Problem requirements:
Return all the data below as it stands, minus the pictures.

Stored data:
┌──

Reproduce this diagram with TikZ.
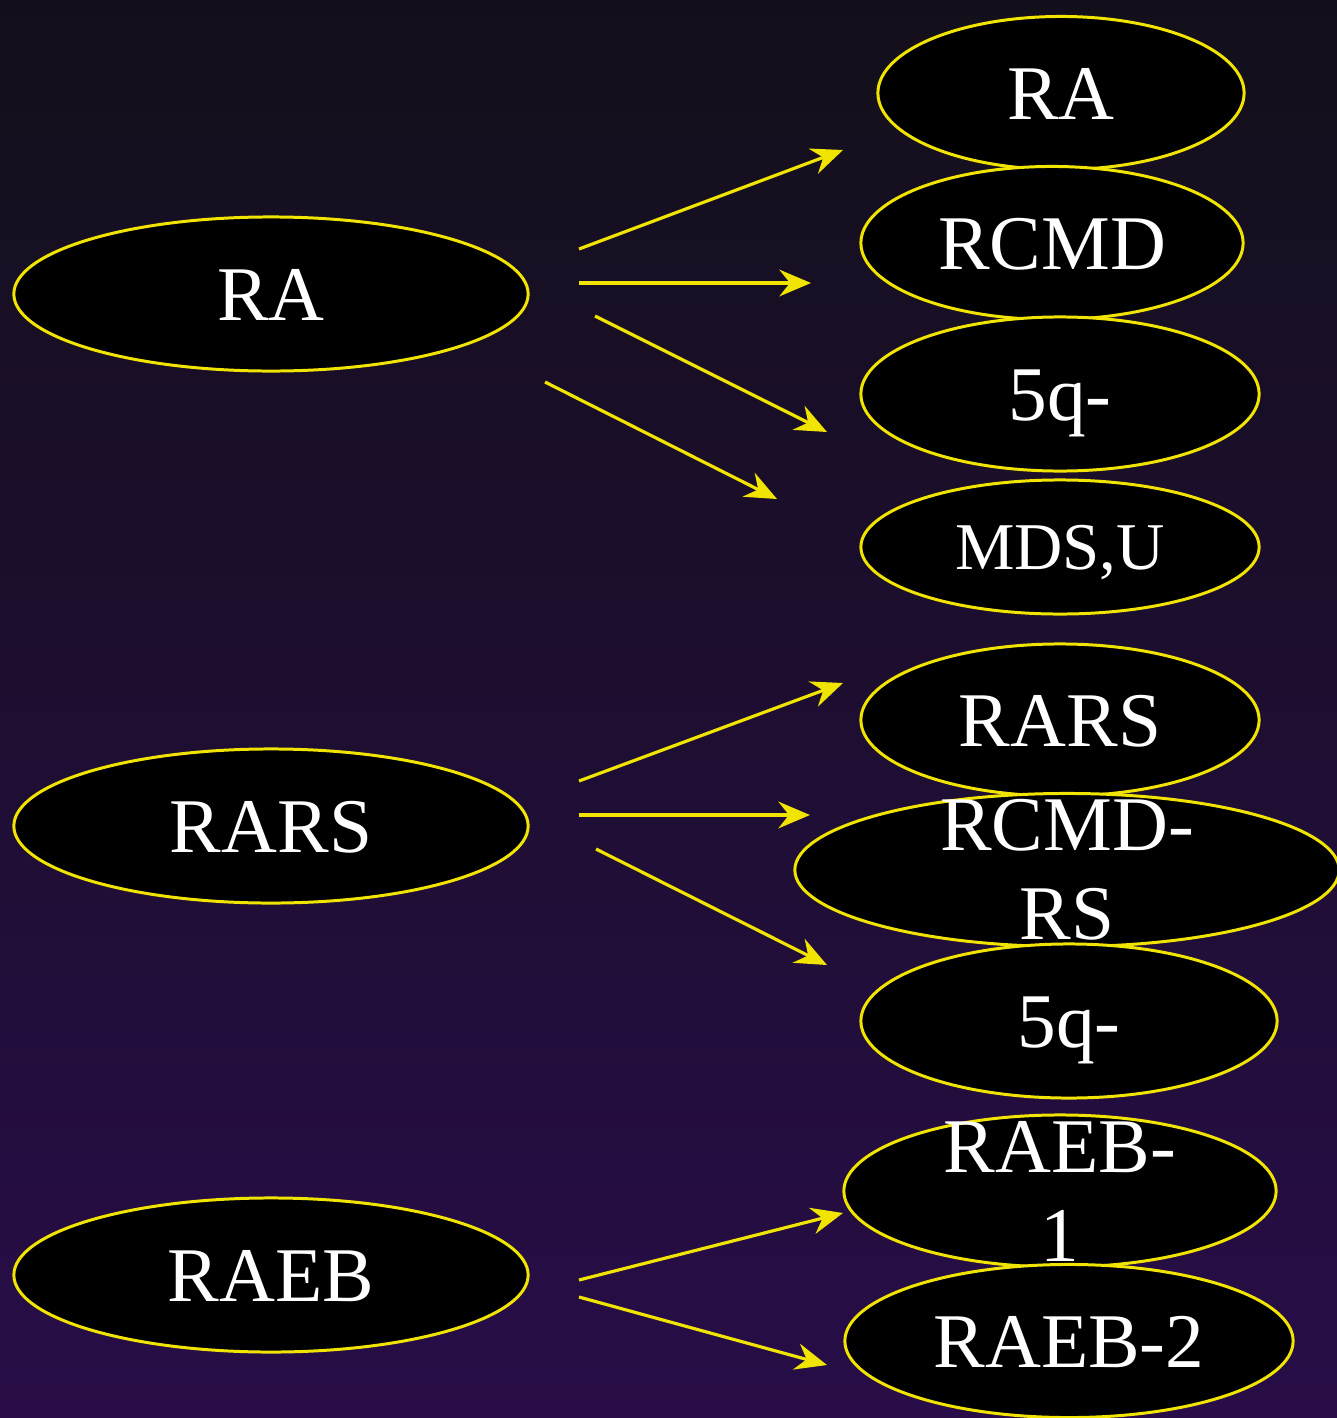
\documentclass[tikz,border=0pt]{standalone}
\usepackage{fontspec}
\setmainfont{Liberation Serif}
\usetikzlibrary{shapes.geometric,arrows.meta}
\definecolor{mdsyellow}{RGB}{240,228,0}
\definecolor{bgtop}{RGB}{19,15,26}
\definecolor{bgbottom}{RGB}{40,13,72}
\newcommand{\bigfont}{\fontsize{22}{25.3}\selectfont}
\newcommand{\smallfont}{\fontsize{19}{22}\selectfont}
\tikzset{
  oval/.style={ellipse,draw=mdsyellow,line width=0.85pt,fill=black,text=white,
    inner sep=0pt,font=\bigfont,text height=19.3pt,text depth=4.5pt},
  twoline/.style={align=center,text=white,font=\bigfont,inner sep=0pt},
  flow/.style={draw=mdsyellow,line width=0.9pt,
    -{Stealth[length=9pt,width=7.6pt,inset=3pt]}}
}

\begin{document}
\begin{tikzpicture}[x=0.01cm,y=-0.01cm]
  % background
  \useasboundingbox (0,0) rectangle (1337,1418);
  \shade[top color=bgtop,bottom color=bgbottom] (0,0) rectangle (1337,1418);

  % groups on the left
  \node[oval,minimum width=5.14cm,minimum height=1.54cm] (ra) at (271,294) {RA};
  \node[oval,minimum width=5.14cm,minimum height=1.54cm] (rars) at (271,826) {RARS};
  \node[oval,minimum width=5.14cm,minimum height=1.54cm] (raeb) at (271,1275) {RAEB};

  % subtypes on the right
  \node[oval,minimum width=3.66cm,minimum height=1.53cm] (ra2) at (1061,93) {RA};
  \node[oval,minimum width=3.82cm,minimum height=1.53cm] (rcmd) at (1052,243) {RCMD};
  \node[oval,minimum width=3.98cm,minimum height=1.54cm] (fiveq) at (1060,394) {5q-};
  \node[oval,minimum width=3.98cm,minimum height=1.34cm,font=\smallfont,
        text height=16.7pt,text depth=3.9pt] (mdsu) at (1060,547) {MDS,U};
  \node[oval,minimum width=3.98cm,minimum height=1.52cm] (rars2) at (1060,720) {RARS};
  \node[oval,minimum width=5.44cm,minimum height=1.53cm,
        label={[twoline]center:RCMD-\\RS}] (rcmdrs) at (1067,870) {};
  \node[oval,minimum width=4.16cm,minimum height=1.54cm] (fiveq2) at (1069,1021) {5q-};
  \node[oval,minimum width=4.32cm,minimum height=1.52cm,
        label={[twoline]center:RAEB-\\1}] (raeb1) at (1060,1191) {};
  \node[oval,minimum width=4.48cm,minimum height=1.53cm] (raeb2) at (1069,1341) {RAEB-2};

  % arrows
  \foreach \n/\sx/\sy/\ex/\ey in {1/579/249/843/150, 2/579/283/811/283,
      3/595/316/827/432, 4/545/382/777/499, 5/579/781/843/683,
      6/579/815/810/815, 7/596/849/827/965, 8/579/1280/843/1213,
      9/579/1297/827/1365}{
    \coordinate (s\n) at (\sx,\sy);
    \coordinate (e\n) at (\ex,\ey);
    \draw[flow] (s\n) -- (e\n);
  }
\end{tikzpicture}
\end{document}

└──

Solution:
Reproduce this diagram with TikZ.
\documentclass[tikz,border=0pt]{standalone}
\usepackage{fontspec}
\setmainfont{Liberation Serif}
\usetikzlibrary{shapes.geometric,arrows.meta}
\definecolor{mdsyellow}{RGB}{240,228,0}
\definecolor{bgtop}{RGB}{19,15,26}
\definecolor{bgbottom}{RGB}{40,13,72}
\newcommand{\bigfont}{\fontsize{22}{25.3}\selectfont}
\newcommand{\smallfont}{\fontsize{19}{22}\selectfont}
\tikzset{
  oval/.style={ellipse,draw=mdsyellow,line width=0.85pt,fill=black,text=white,
    inner sep=0pt,font=\bigfont,text height=19.3pt,text depth=4.5pt},
  twoline/.style={align=center,text=white,font=\bigfont,inner sep=0pt},
  flow/.style={draw=mdsyellow,line width=0.9pt,
    -{Stealth[length=9pt,width=7.6pt,inset=3pt]}}
}

\begin{document}
\begin{tikzpicture}[x=0.01cm,y=-0.01cm]
  % background
  \useasboundingbox (0,0) rectangle (1337,1418);
  \shade[top color=bgtop,bottom color=bgbottom] (0,0) rectangle (1337,1418);

  % groups on the left
  \node[oval,minimum width=5.14cm,minimum height=1.54cm] (ra) at (271,294) {RA};
  \node[oval,minimum width=5.14cm,minimum height=1.54cm] (rars) at (271,826) {RARS};
  \node[oval,minimum width=5.14cm,minimum height=1.54cm] (raeb) at (271,1275) {RAEB};

  % subtypes on the right
  \node[oval,minimum width=3.66cm,minimum height=1.53cm] (ra2) at (1061,93) {RA};
  \node[oval,minimum width=3.82cm,minimum height=1.53cm] (rcmd) at (1052,243) {RCMD};
  \node[oval,minimum width=3.98cm,minimum height=1.54cm] (fiveq) at (1060,394) {5q-};
  \node[oval,minimum width=3.98cm,minimum height=1.34cm,font=\smallfont,
        text height=16.7pt,text depth=3.9pt] (mdsu) at (1060,547) {MDS,U};
  \node[oval,minimum width=3.98cm,minimum height=1.52cm] (rars2) at (1060,720) {RARS};
  \node[oval,minimum width=5.44cm,minimum height=1.53cm,
        label={[twoline]center:RCMD-\\RS}] (rcmdrs) at (1067,870) {};
  \node[oval,minimum width=4.16cm,minimum height=1.54cm] (fiveq2) at (1069,1021) {5q-};
  \node[oval,minimum width=4.32cm,minimum height=1.52cm,
        label={[twoline]center:RAEB-\\1}] (raeb1) at (1060,1191) {};
  \node[oval,minimum width=4.48cm,minimum height=1.53cm] (raeb2) at (1069,1341) {RAEB-2};

  % arrows
  \foreach \n/\sx/\sy/\ex/\ey in {1/579/249/843/150, 2/579/283/811/283,
      3/595/316/827/432, 4/545/382/777/499, 5/579/781/843/683,
      6/579/815/810/815, 7/596/849/827/965, 8/579/1280/843/1213,
      9/579/1297/827/1365}{
    \coordinate (s\n) at (\sx,\sy);
    \coordinate (e\n) at (\ex,\ey);
    \draw[flow] (s\n) -- (e\n);
  }
\end{tikzpicture}
\end{document}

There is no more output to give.